Exercise instructions: Your copy of the material below should match it exactly, except that it holds no pictures.

Data provided:
☆ ☆ ☆ ☆ ☆ ☆ ☆

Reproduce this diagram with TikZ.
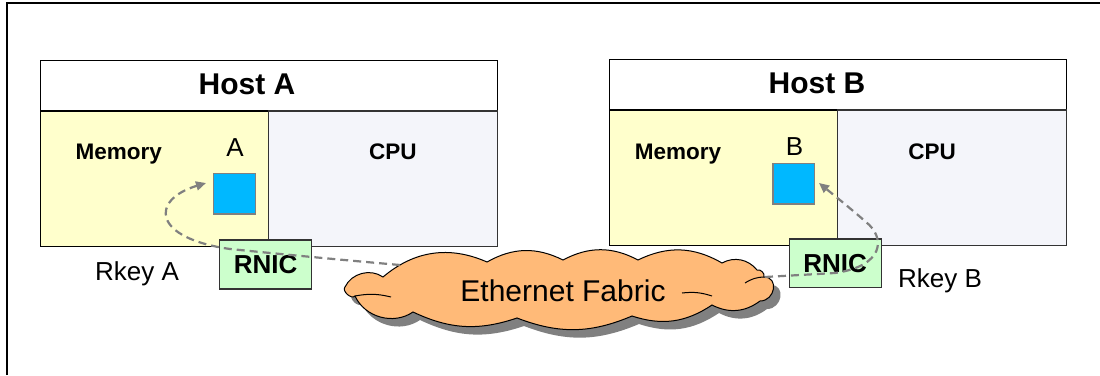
\documentclass[tikz,border=0pt]{standalone}
\usepackage{fontspec}
\setmainfont{Liberation Sans}
\usetikzlibrary{arrows.meta}
\definecolor{memfill}{HTML}{FFFFCC}
\definecolor{cpufill}{HTML}{F4F5FA}
\definecolor{blkfill}{HTML}{00B8FF}
\definecolor{rnicfill}{HTML}{CCFFCC}
\definecolor{cloudfill}{HTML}{FFBA78}
\definecolor{dashgray}{HTML}{808080}
\def\cloudpath{(345,287) to[bend left=50] (383,277) to[bend left=32] (487,262)
  to[bend left=28] (563,260) to[bend left=28] (638,260) to[bend left=28] (722,263)
  to[bend left=40] (757,270) to[bend left=60] (764,277)
  to[out=0,in=0,looseness=1.6] (760,301) to[bend left=32] (712,305)
  to[bend left=26] (632,316) to[bend left=22] (517,318) to[bend left=22] (413,312)
  to[bend left=50] (355,296) to[bend left=90] (345,287) -- cycle}
\begin{document}
\begin{tikzpicture}[x=1pt,y=-1pt,
  panel/.style={draw=black, line width=1.5pt, inner sep=0pt, outer sep=0pt, anchor=north west},
  titlebox/.style={panel, fill=white},
  membox/.style={panel, fill=memfill},
  cpubox/.style={panel, fill=cpufill, draw=black!80},
  memblock/.style={draw=dashgray, line width=1.2pt, fill=blkfill, anchor=north west, inner sep=0pt},
  rnic/.style={draw=black!80, line width=1.2pt, fill=rnicfill, anchor=north west, inner sep=0pt,
    font=\fontsize{26}{30}\selectfont\bfseries},
  lbl/.style={inner sep=0pt, text depth=0pt},
  bigbold/.style={lbl, font=\fontsize{30}{36}\selectfont\bfseries, text height=21.5pt},
  midbold/.style={lbl, font=\fontsize{22.5}{27}\selectfont\bfseries, text height=16.1pt},
  plain/.style={lbl, font=\fontsize{26}{31}\selectfont, text height=18.6pt},
  flow/.style={draw=dashgray, line width=2.2pt, dash pattern=on 8pt off 5pt,
    -{Triangle[length=10pt,width=9pt]}},
  cloudline/.style={draw=black, line width=1pt},
  cloudshadow/.style={fill=dashgray}
]
\useasboundingbox (0,0) rectangle (1100,375);
\draw[line width=1.2pt] (7,375) -- (7,3) -- (1100,3);

% Host A
\node[titlebox, minimum width=457pt, minimum height=51pt] (titleA) at (40.3,60.3) {};
\node[membox, minimum width=228.4pt, minimum height=135.7pt] (memA) at (40.3,111) {};
\node[cpubox, minimum width=228.7pt, minimum height=135.7pt] (cpuA) at (268.7,111) {};
\node[bigbold] (hostAtxt) at (247,83.3) {Host A};
\node[midbold] (memAtxt) at (118.7,151.7) {Memory};
\node[midbold] (cpuAtxt) at (392.8,151.7) {CPU};
\node[plain] (Atxt) at (235,146.7) {A};
\node[memblock, minimum width=41.6pt, minimum height=40.6pt] (blockA) at (213,172.7) {};
\node[rnic, minimum width=92pt, minimum height=49pt] (rnicA) at (219,239.3) {RNIC};
\node[plain] (rkeyA) at (137,270.7) {Rkey A};

% Host B
\node[titlebox, minimum width=457pt, minimum height=51pt] (titleB) at (609.6,59.3) {};
\node[membox, minimum width=228pt, minimum height=135.7pt] (memB) at (609.6,110) {};
\node[cpubox, minimum width=229.1pt, minimum height=135.7pt] (cpuB) at (837.6,110) {};
\node[bigbold] (hostBtxt) at (817,82.7) {Host B};
\node[midbold] (memBtxt) at (678,151.7) {Memory};
\node[midbold] (cpuBtxt) at (932,151.7) {CPU};
\node[plain] (Btxt) at (794.5,145.7) {B};
\node[memblock, minimum width=41.4pt, minimum height=40.6pt] (blockB) at (772.4,162.7) {};
\node[rnic, minimum width=92pt, minimum height=48.4pt] (rnicB) at (788.5,238.3) {RNIC};
\node[plain] (rkeyB) at (940,278.3) {Rkey B};

% Fabric cloud
\fill[cloudshadow, shift={(7,8)}] \cloudpath;
\path[cloudline, fill=cloudfill] \cloudpath;
\draw[cloudline] (355,296) to[bend left=12] (391,297);
\draw[cloudline] (682,293) to[bend left=12] (712,296);
\draw[cloudline] (745,283) to[bend left=15] (764,277);
\node[plain, font=\fontsize{30}{36}\selectfont, text height=21.5pt] (fab) at (563,291) {Ethernet Fabric};

% flows
\coordinate (fabA) at (400,265);
\coordinate (tipA) at (206,183);
\draw[flow] (fabA) .. controls (320,258) and (260,252) .. (230,249)
  .. controls (152,238) and (150,200) .. (tipA);
\coordinate (fabB) at (765,277);
\coordinate (tipB) at (819,183);
\draw[flow] (fabB) -- (835,273) .. controls (884,266) and (886,238) .. (866,222)
  .. controls (850,208) and (835,196) .. (tipB);
\end{tikzpicture}
\end{document}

☆ ☆ ☆ ☆ ☆ ☆ ☆

Solution to this task:
Reproduce this diagram with TikZ.
\documentclass[tikz,border=0pt]{standalone}
\usepackage{fontspec}
\setmainfont{Liberation Sans}
\usetikzlibrary{arrows.meta}
\definecolor{memfill}{HTML}{FFFFCC}
\definecolor{cpufill}{HTML}{F4F5FA}
\definecolor{blkfill}{HTML}{00B8FF}
\definecolor{rnicfill}{HTML}{CCFFCC}
\definecolor{cloudfill}{HTML}{FFBA78}
\definecolor{dashgray}{HTML}{808080}
\def\cloudpath{(345,287) to[bend left=50] (383,277) to[bend left=32] (487,262)
  to[bend left=28] (563,260) to[bend left=28] (638,260) to[bend left=28] (722,263)
  to[bend left=40] (757,270) to[bend left=60] (764,277)
  to[out=0,in=0,looseness=1.6] (760,301) to[bend left=32] (712,305)
  to[bend left=26] (632,316) to[bend left=22] (517,318) to[bend left=22] (413,312)
  to[bend left=50] (355,296) to[bend left=90] (345,287) -- cycle}
\begin{document}
\begin{tikzpicture}[x=1pt,y=-1pt,
  panel/.style={draw=black, line width=1.5pt, inner sep=0pt, outer sep=0pt, anchor=north west},
  titlebox/.style={panel, fill=white},
  membox/.style={panel, fill=memfill},
  cpubox/.style={panel, fill=cpufill, draw=black!80},
  memblock/.style={draw=dashgray, line width=1.2pt, fill=blkfill, anchor=north west, inner sep=0pt},
  rnic/.style={draw=black!80, line width=1.2pt, fill=rnicfill, anchor=north west, inner sep=0pt,
    font=\fontsize{26}{30}\selectfont\bfseries},
  lbl/.style={inner sep=0pt, text depth=0pt},
  bigbold/.style={lbl, font=\fontsize{30}{36}\selectfont\bfseries, text height=21.5pt},
  midbold/.style={lbl, font=\fontsize{22.5}{27}\selectfont\bfseries, text height=16.1pt},
  plain/.style={lbl, font=\fontsize{26}{31}\selectfont, text height=18.6pt},
  flow/.style={draw=dashgray, line width=2.2pt, dash pattern=on 8pt off 5pt,
    -{Triangle[length=10pt,width=9pt]}},
  cloudline/.style={draw=black, line width=1pt},
  cloudshadow/.style={fill=dashgray}
]
\useasboundingbox (0,0) rectangle (1100,375);
\draw[line width=1.2pt] (7,375) -- (7,3) -- (1100,3);

% Host A
\node[titlebox, minimum width=457pt, minimum height=51pt] (titleA) at (40.3,60.3) {};
\node[membox, minimum width=228.4pt, minimum height=135.7pt] (memA) at (40.3,111) {};
\node[cpubox, minimum width=228.7pt, minimum height=135.7pt] (cpuA) at (268.7,111) {};
\node[bigbold] (hostAtxt) at (247,83.3) {Host A};
\node[midbold] (memAtxt) at (118.7,151.7) {Memory};
\node[midbold] (cpuAtxt) at (392.8,151.7) {CPU};
\node[plain] (Atxt) at (235,146.7) {A};
\node[memblock, minimum width=41.6pt, minimum height=40.6pt] (blockA) at (213,172.7) {};
\node[rnic, minimum width=92pt, minimum height=49pt] (rnicA) at (219,239.3) {RNIC};
\node[plain] (rkeyA) at (137,270.7) {Rkey A};

% Host B
\node[titlebox, minimum width=457pt, minimum height=51pt] (titleB) at (609.6,59.3) {};
\node[membox, minimum width=228pt, minimum height=135.7pt] (memB) at (609.6,110) {};
\node[cpubox, minimum width=229.1pt, minimum height=135.7pt] (cpuB) at (837.6,110) {};
\node[bigbold] (hostBtxt) at (817,82.7) {Host B};
\node[midbold] (memBtxt) at (678,151.7) {Memory};
\node[midbold] (cpuBtxt) at (932,151.7) {CPU};
\node[plain] (Btxt) at (794.5,145.7) {B};
\node[memblock, minimum width=41.4pt, minimum height=40.6pt] (blockB) at (772.4,162.7) {};
\node[rnic, minimum width=92pt, minimum height=48.4pt] (rnicB) at (788.5,238.3) {RNIC};
\node[plain] (rkeyB) at (940,278.3) {Rkey B};

% Fabric cloud
\fill[cloudshadow, shift={(7,8)}] \cloudpath;
\path[cloudline, fill=cloudfill] \cloudpath;
\draw[cloudline] (355,296) to[bend left=12] (391,297);
\draw[cloudline] (682,293) to[bend left=12] (712,296);
\draw[cloudline] (745,283) to[bend left=15] (764,277);
\node[plain, font=\fontsize{30}{36}\selectfont, text height=21.5pt] (fab) at (563,291) {Ethernet Fabric};

% flows
\coordinate (fabA) at (400,265);
\coordinate (tipA) at (206,183);
\draw[flow] (fabA) .. controls (320,258) and (260,252) .. (230,249)
  .. controls (152,238) and (150,200) .. (tipA);
\coordinate (fabB) at (765,277);
\coordinate (tipB) at (819,183);
\draw[flow] (fabB) -- (835,273) .. controls (884,266) and (886,238) .. (866,222)
  .. controls (850,208) and (835,196) .. (tipB);
\end{tikzpicture}
\end{document}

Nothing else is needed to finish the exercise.